Shortly after I joined my practice, my senior partner gave me a memoir to read. It was written by a doctor called Kenneth Lane who had worked in the practice from the late 1920s. As I read stories from his 40-year career, I was struck by Lane’s detailed knowledge of the natural course of infectious diseases, something unfamiliar to my generation. In the case of a child with pneumonia, for instance, Lane would prepare the parents for each deterioration they could expect over the first eight to ten days, culminating in the “pneumonic crisis” – a crescendo of fever, hypoxia and delirium that would, in a quarter of cases, be fatal. Only once the crisis had been survived would Lane start to talk about the possibility of recovery.
Lane never lost the awe he experienced when, in the 1940s, the first antibiotics became available. Suddenly, feared diseases such as diphtheria, pneumonia and scarlet fever could be cured within days. To a doctor used to watching impotently as otherwise fit young people died, these new drugs were miraculous.
I wonder what he would make of how we use them today. Roughly 35 million prescriptions for antibiotics are issued each year in England, mostly for respiratory infections (coughs, colds, sore throats, sinusitis, earache). Studies have repeatedly shown that, in these scenarios, antibiotics do little or no good. The infections are going to get better anyway and antibiotics don’t reduce severe complications, which are, in any event, rare. They do shorten symptom duration by about half a day on average but up to 10 per cent of patients experience side effects. And there is good evidence that antibiotic use interrupts the development of a robust immune response, which makes people susceptible to contracting further infections. The more you use antibiotics, the more you will end up using them.
In the NHS this dismal situation wastes tens of millions of pounds each year but the money is trivial compared to the problem of resistance. Bacteria multiply extraordinarily quickly and in huge numbers. This large-scale, rapid reproduction ensures that, if exposed to an antibiotic, a gene mutation will soon arise that protects the bacterium from the drug’s mode of action.
The “resistant” organism that results will survive and reproduce, its progeny quickly replacing the susceptible strain that is dying all around it. The more antibiotics there are swilling around in the community, the more stimulus there is for resistance to arise.
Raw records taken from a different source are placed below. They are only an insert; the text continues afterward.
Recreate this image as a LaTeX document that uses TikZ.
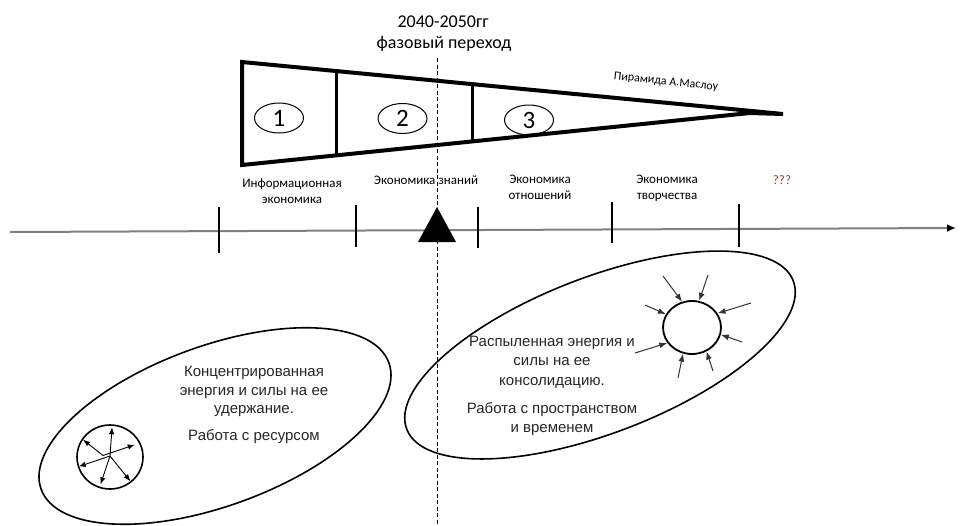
\documentclass[tikz,border=0pt]{standalone}
\usepackage{fontspec}
\setmainfont{Carlito}
\newfontfamily\arialf{Liberation Sans}
\usetikzlibrary{arrows.meta,shapes.geometric}
\newcommand{\mlines}[1]{\begin{tabular}[t]{@{}c@{}}#1\end{tabular}}
\definecolor{axisgray}{RGB}{128,128,128}
\definecolor{qbrown}{RGB}{140,70,40}
\begin{document}
\begin{tikzpicture}[x=1pt,y=-1pt,
  pyr/.style={line width=4pt, line join=miter},
  divider/.style={line width=3pt},
  numell/.style={ellipse, draw, line width=1pt, minimum width=49pt, minimum height=30pt, inner sep=0pt, font=\fontsize{25}{27}\selectfont},
  title/.style={font=\fontsize{18}{21}\selectfont, inner sep=0pt, anchor=base},
  lbl/.style={font=\fontsize{13}{16.5}\selectfont, inner sep=0pt, anchor=base},
  body/.style={font=\arialf\fontsize{15}{18.5}\selectfont, inner sep=0pt, anchor=base, text=black!85},
  bigell/.style={ellipse, draw, line width=1.6pt, inner sep=0pt},
  ticks/.style={line width=2.5pt},
  arr/.style={-{Latex[length=7pt,width=5.5pt]}, line width=0.9pt},
  inarr/.style={-{Latex[length=8pt,width=6pt]}, line width=1pt, black!80},
  phase/.style={line width=0.8pt, dash pattern=on 4pt off 2.5pt},
]
\useasboundingbox (0,0) rectangle (965,525);

% big ellipses
\node[bigell, minimum width=370pt, minimum height=160pt, rotate=20] (le) at (215,426) {};
\node[bigell, minimum width=414pt, minimum height=156pt, rotate=21] (re) at (600,355) {};

% phase line
\coordinate (ph1) at (437,58);
\coordinate (ph2) at (437,525);
\draw[phase] (ph1) -- (ph2);

% title
\node[title] (t1) at (443,27) {2040-2050гг};
\node[title] (t2) at (444,48) {фазовый переход};

% pyramid
\draw[pyr] (242,62) -- (783,114) -- (750,113) -- (242,165) -- cycle;
\draw[divider] (336,71) -- (336,155.4);
\draw[divider] (472,84.1) -- (472,141.5);
\node[numell] (n1) at (279,118) {1};
\node[numell] (n2) at (402.5,118.5) {2};
\node[numell] (n3) at (529,120) {3};
\node[font=\fontsize{12}{14}\selectfont, rotate=-6, inner sep=0pt] (pm) at (666,82) {Пирамида А.Маслоу};

% labels
\node[lbl] (l1) at (292,187) {\mlines{Информационная\\экономика}};
\node[lbl] (l2) at (426,184) {Экономика знаний};
\node[lbl] (l3) at (540,183) {\mlines{Экономика\\отношений}};
\node[lbl] (l4) at (667,183) {\mlines{Экономика\\творчества}};
\node[lbl, text=qbrown] (l5) at (782,184) {???};

% axis
\coordinate (axL) at (10,232);
\coordinate (axR) at (956,228);
\draw[axisgray, line width=2pt, -{Latex[length=9pt,width=8pt,color=black]}] (axL) -- (axR);
\draw[ticks] (219,207) -- (219,253);
\draw[ticks] (356,205) -- (356,247);
\draw[ticks] (478,207) -- (478,248);
\draw[ticks] (612,202) -- (612,243);
\draw[ticks] (739,204) -- (739,247);
\fill (437,207) -- (456,242) -- (418,242) -- cycle;

% body texts
\node[body] (bl) at (254,376.7) {\mlines{Концентрированная\\энергия и силы на ее\\удержание.\\[8.5pt]Работа с ресурсом}};
\node[body, font=\arialf\fontsize{15}{19.3}\selectfont] (br) at (552,346.6) {\mlines{Распыленная энергия и\\силы на ее\\консолидацию.\\[8.5pt]Работа с пространством\\и временем}};

% left circle with outward arrows
\node[ellipse, draw, line width=1.6pt, minimum width=66pt, minimum height=64pt, inner sep=0pt] (lc) at (110,457) {};
\coordinate (c1) at (103,455.5);
\coordinate (c2) at (110,456);
\draw[arr, shorten >=3pt] (c2) -- (lc.86);
\draw[arr, shorten >=1.5pt] (c1) -- (lc.147);
\draw[arr, shorten >=6pt] (c1) -- (lc.25);
\draw[arr, shorten >=1pt] (c2) -- (lc.197);
\draw[arr, shorten >=4pt] (c2) -- (lc.251);
\draw[arr, shorten >=1.5pt] (c2) -- (lc.310);

% right circle with inward arrows
\node[ellipse, draw, line width=1.8pt, minimum width=58pt, minimum height=53pt, inner sep=0pt] (rc) at (692,327.5) {};
\coordinate (s1) at (663,276);
\coordinate (s2) at (708,275);
\coordinate (s3) at (645,305);
\coordinate (s4) at (751,303);
\coordinate (s5) at (635,353);
\coordinate (s6) at (742,342);
\coordinate (s7) at (678,378);
\coordinate (s8) at (713,371);
\draw[inarr] (s1) -- (rc.111);
\draw[inarr] (s2) -- (rc.75);
\draw[inarr] (s3) -- (rc.153);
\draw[inarr] (s4) -- (rc.29);
\draw[inarr] (s5) -- (rc.212);
\draw[inarr] (s6) -- (rc.346);
\draw[inarr] (s7) -- (rc.251);
\draw[inarr] (s8) -- (rc.301);
\end{tikzpicture}
\end{document}
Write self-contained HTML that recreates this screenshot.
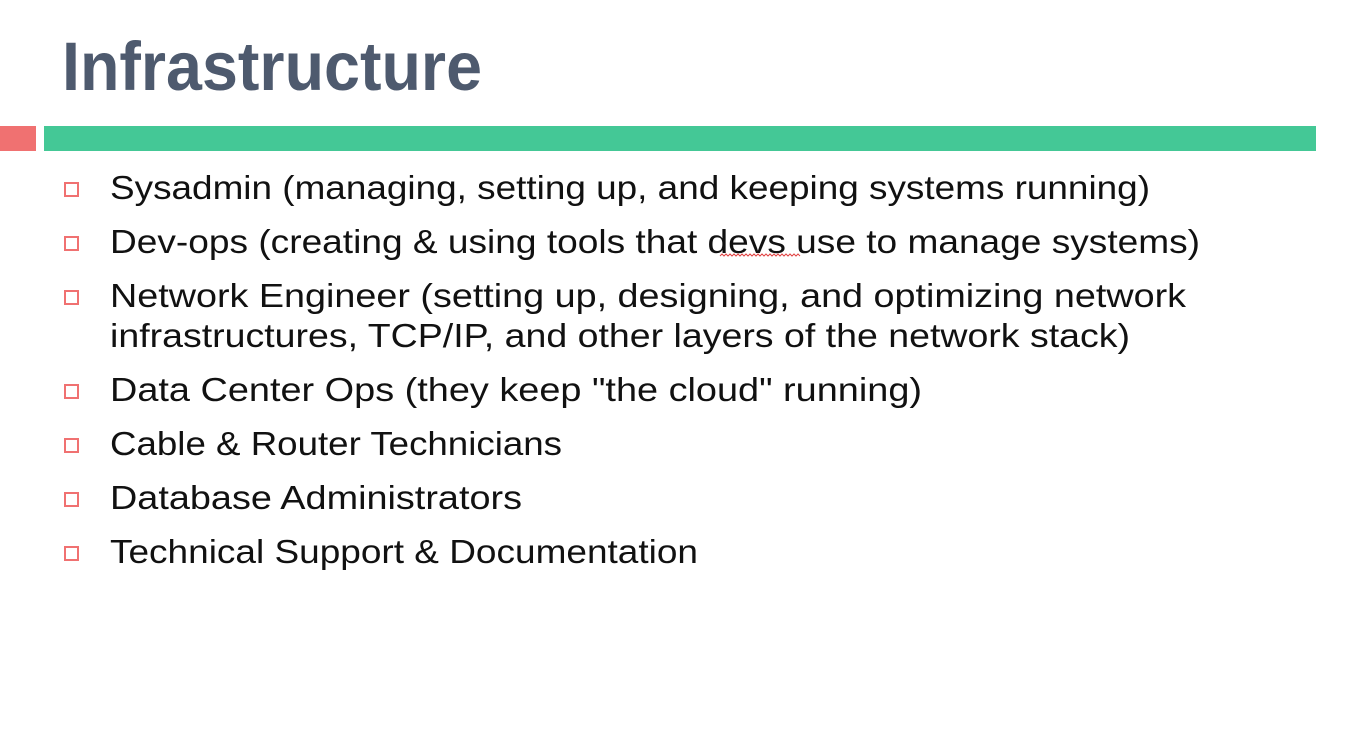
<!DOCTYPE html>
<html><head><meta charset="utf-8"><style>
html,body{margin:0;padding:0;background:#fff;width:1348px;height:750px;overflow:hidden}
svg{display:block}
text{font-family:"Liberation Sans",sans-serif}
</style></head><body>
<svg width="1348" height="750" viewBox="0 0 1348 750" xmlns="http://www.w3.org/2000/svg">
<text x="62" y="90" font-size="69" font-weight="bold" fill="#4e5a6e" textLength="420" lengthAdjust="spacingAndGlyphs">Infrastructure</text>
<rect x="0" y="126" width="36" height="25" fill="#f07171"/>
<rect x="44" y="126" width="1272" height="25" fill="#44c896"/>
<g fill="none" stroke="#f07171" stroke-width="2">
<rect x="65" y="183" width="13" height="13"/>
<rect x="65" y="237" width="13" height="13"/>
<rect x="65" y="291" width="13" height="13"/>
<rect x="65" y="385" width="13" height="13"/>
<rect x="65" y="439" width="13" height="13"/>
<rect x="65" y="493" width="13" height="13"/>
<rect x="65" y="547" width="13" height="13"/>
</g>
<g font-size="33" fill="#111">
<text x="110" y="199" textLength="1040" lengthAdjust="spacingAndGlyphs">Sysadmin (managing, setting up, and keeping systems running)</text>
<text x="110" y="253" textLength="1090" lengthAdjust="spacingAndGlyphs">Dev-ops (creating &amp; using tools that devs use to manage systems)</text>
<text x="110" y="307" textLength="1076" lengthAdjust="spacingAndGlyphs">Network Engineer (setting up, designing, and optimizing network</text>
<text x="110" y="347" textLength="1020" lengthAdjust="spacingAndGlyphs">infrastructures, TCP/IP, and other layers of the network stack)</text>
<text x="110" y="401" textLength="812" lengthAdjust="spacingAndGlyphs">Data Center Ops (they keep "the cloud" running)</text>
<text x="110" y="455" textLength="452" lengthAdjust="spacingAndGlyphs">Cable &amp; Router Technicians</text>
<text x="110" y="509" textLength="412" lengthAdjust="spacingAndGlyphs">Database Administrators</text>
<text x="110" y="563" textLength="588" lengthAdjust="spacingAndGlyphs">Technical Support &amp; Documentation</text>
</g>
<path d="M720 256 l2 -2 l2 2 l2 -2 l2 2 l2 -2 l2 2 l2 -2 l2 2 l2 -2 l2 2 l2 -2 l2 2 l2 -2 l2 2 l2 -2 l2 2 l2 -2 l2 2 l2 -2 l2 2 l2 -2 l2 2 l2 -2 l2 2 l2 -2 l2 2 l2 -2 l2 2 l2 -2 l2 2 l2 -2 l2 2 l2 -2 l2 2 l2 -2 l2 2 l2 -2 l2 2 l2 -2 l2 2" fill="none" stroke="#e04040" stroke-width="1"/>
</svg>
</body></html>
To compound matters, genes for resistance are transmitted by a process known as plasmid exchange: once one strain of bacteria has figured out how to evade a particular antibiotic, the capacity spreads rapidly.
Over the past 30 years, treatment failure – in which an infectious bacterium is no longer sensitive to the antibiotic prescribed – has gone from being an occasional phenomenon to something encountered routinely. And it’s becoming ever more common for bacteria to be multi-drug-resistant, so second- and even third-line antibiotics also fail to kill them. In these cases, there remain “last-line” drugs – agents whose use is permitted only when eradicating otherwise incurable organisms. Despite strict control over their use, resistance to these drugs started to appear around 2007 and is growing exponentially. We face the very real prospect of routinely encountering infectious diseases that we cannot treat – a situation that doctors such as Kenneth Lane were familiar with in the pre-antibiotic era. The threat is so alarming that in September 2013 the Department of Health launched a five-year strategy to tackle the problem.
One approach will be to give incentives to the pharmaceutical industry to develop new agents. Courses of antibiotics are short and new agents are usually reserved for last-line use. Because of this, the volume of sales is small, making research and development economically unviable under the present drugs patent system. A different model is needed.
As important as new drugs will be, the core of the Department of Health’s strategy is to promote the responsible “stewardship” of our existing antibiotics. Surgeries and pharmacies are currently festooned with posters advising against the casual use of antibiotics. Patients who habitually consult doctors with self-limiting infections can be persistent in their efforts to obtain antibiotics. Their beliefs usually have roots in years of inappropriate prescriptions. The reasons why doctors prescribe unnecessarily are complex: the desire to appear helpful, an aversion to conflict, blanket treatment “just in case” serious infection is brewing.
We need to emphasise the skills that were second nature to those like Kenneth Lane. His long experience observing infectious diseases enabled him readily to identify potentially grave cases amid the morass of self-limiting infections. We need to recover the respect Lane had for the antibiotic wonder drugs that transformed his practice. He would, I am sure, be aghast at the complacency with which we employ them and the mess we’ve got ourselves into as a result.